A perfectly reasonable question to ask is ‘why doesn't a working definition for public relations already exist?’ After all, the modern discipline of public relations was pioneered at the turn of the last century by Edward Bernays, Ivy Lee and others; the PRSA itself was formed in 1935. Isn’t it fairly obvious what PR is about? And you don’t see physicists, lawyers, or dog trainers agonizing over what their chosen profession is all about, so why the debate with PR?
One answer is that PR and Corporate Communications are enduring monumental change. The economic collapse of conventional journalism has permanently altered the way news is created and shared. Opinions are formed and reputations altered through a labyrinth of social connections. Managing a public image has become more complicated, and the role of a PR pro less clear.
Another, less palatable reason is that most things in the world of marketing and communications are badly defined. If we were to take Voltaire at his word – “if you wish to converse with me, define your terms” – then a discussion with marketing pros would be very abbreviated indeed. As a profession, we bandy about overloaded terms like “brand”, “image”, and even “marketing” itself with only a fuzzy and shifting sense of what we mean.
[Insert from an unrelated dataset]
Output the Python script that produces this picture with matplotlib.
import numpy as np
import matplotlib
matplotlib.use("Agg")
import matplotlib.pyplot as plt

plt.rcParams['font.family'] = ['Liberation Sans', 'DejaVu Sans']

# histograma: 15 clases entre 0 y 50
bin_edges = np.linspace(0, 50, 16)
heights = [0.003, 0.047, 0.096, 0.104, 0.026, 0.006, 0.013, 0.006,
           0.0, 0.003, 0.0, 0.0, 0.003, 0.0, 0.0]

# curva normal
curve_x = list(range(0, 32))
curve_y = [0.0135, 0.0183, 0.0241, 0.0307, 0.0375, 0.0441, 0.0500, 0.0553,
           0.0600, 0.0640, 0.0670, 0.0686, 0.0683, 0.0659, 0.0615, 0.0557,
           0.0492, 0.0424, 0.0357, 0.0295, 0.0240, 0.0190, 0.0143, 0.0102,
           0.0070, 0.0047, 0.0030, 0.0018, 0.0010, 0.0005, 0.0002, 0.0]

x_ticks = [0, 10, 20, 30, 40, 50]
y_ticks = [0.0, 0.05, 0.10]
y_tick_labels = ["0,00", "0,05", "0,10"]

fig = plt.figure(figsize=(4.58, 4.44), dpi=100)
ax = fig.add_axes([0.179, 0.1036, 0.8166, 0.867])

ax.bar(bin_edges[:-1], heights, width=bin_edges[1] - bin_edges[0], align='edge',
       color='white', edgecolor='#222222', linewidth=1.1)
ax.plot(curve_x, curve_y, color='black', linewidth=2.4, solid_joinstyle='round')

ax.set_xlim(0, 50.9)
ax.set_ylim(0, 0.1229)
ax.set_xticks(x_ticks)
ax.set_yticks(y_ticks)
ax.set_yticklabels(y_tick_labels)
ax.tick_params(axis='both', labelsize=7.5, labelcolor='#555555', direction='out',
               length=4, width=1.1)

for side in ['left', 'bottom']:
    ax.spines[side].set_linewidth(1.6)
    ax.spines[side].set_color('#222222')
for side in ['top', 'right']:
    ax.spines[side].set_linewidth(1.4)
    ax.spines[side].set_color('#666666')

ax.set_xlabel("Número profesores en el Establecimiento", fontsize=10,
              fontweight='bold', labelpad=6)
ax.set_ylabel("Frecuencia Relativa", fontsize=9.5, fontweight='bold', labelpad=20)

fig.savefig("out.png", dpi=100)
So the PRSA, in an act of either abdication or inclusion, depending on your perspective, has asked for crowd-sourced inputs on what a definition should be. In my view, they’re asking the wrong question. We know full-well what PR is. The issue is how to make PR effective.
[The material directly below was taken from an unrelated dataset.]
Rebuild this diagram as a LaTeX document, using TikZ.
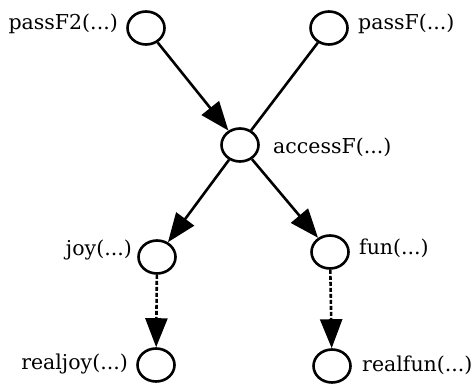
\documentclass[tikz,border=0pt]{standalone}
\usepackage{fontspec}
\setmainfont{DejaVu Serif}
\usetikzlibrary{shapes.geometric,arrows.meta}
\begin{document}
\begin{tikzpicture}[x=1pt,y=1pt,
  fn/.style={ellipse,draw,line width=2.6pt,minimum width=37pt,minimum height=33pt,inner sep=0pt},
  lbl/.style={font=\fontsize{20.5}{24}\selectfont,inner sep=0pt},
  edge/.style={line width=2.6pt,-{Triangle[length=29pt,width=22pt]}},
  plain/.style={line width=2.6pt},
  dedge/.style={line width=2.6pt,dash pattern=on 4pt off 2pt,-{Triangle[length=29pt,width=22pt]}}]
\useasboundingbox (0,0) rectangle (473,386);
\node[fn] (passF2) at (146,358) {};
\node[fn] (passF) at (329,358) {};
\node[fn] (accessF) at (240,241) {};
\node[fn] (joy) at (157,129) {};
\node[fn] (fun) at (330,134) {};
\node[fn] (realjoy) at (156,21) {};
\node[fn] (realfun) at (332,20) {};
\node[lbl,anchor=east] (l1) at (118,362) {passF2(...)};
\node[lbl,anchor=west] (l2) at (358,362) {passF(...)};
\node[lbl,anchor=west] (l3) at (273,239) {accessF(...)};
\node[lbl,anchor=east] (l4) at (132,136) {joy(...)};
\node[lbl,anchor=west] (l5) at (359,138) {fun(...)};
\node[lbl,anchor=east] (l6) at (128,22) {realjoy(...)};
\node[lbl,anchor=west] (l7) at (362,21) {realfun(...)};
\draw[edge] (passF2) -- (accessF);
\draw[plain] (passF) -- (accessF);
\draw[edge] (accessF) -- (joy);
\draw[edge] (accessF) -- (fun);
\draw[dedge] (joy) -- (realjoy);
\draw[dedge] (fun) -- (realfun);
\end{tikzpicture}
\end{document}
Bernays, the grandchild of Sigmund Freud, was very blunt in his assessment of what PR is about and its underlying intent, with his notion of “engineered consent” being rooted in ideas borrowed from propaganda. Ivy Lee was gentler:
"In brief, our plan is frankly, and openly, on behalf of business concerns and public institutions, to supply the press and public…prompt and accurate information concerning subjects which it is of value and interest to the public to know about."
Modern PR hovers uneasily between the two truths offered by Bernays and Lee. Not much has changed at this level. The PRSA is thoroughly confused; we don’t need a new definition of what PR is, but rather we need to understand how to make PR more effective in a new communications landscape. The goals of PR are the same; the mechanisms for reaching those goals are changing and uncertain. The PRSA’s energies would be better spent on addressing these real challenges.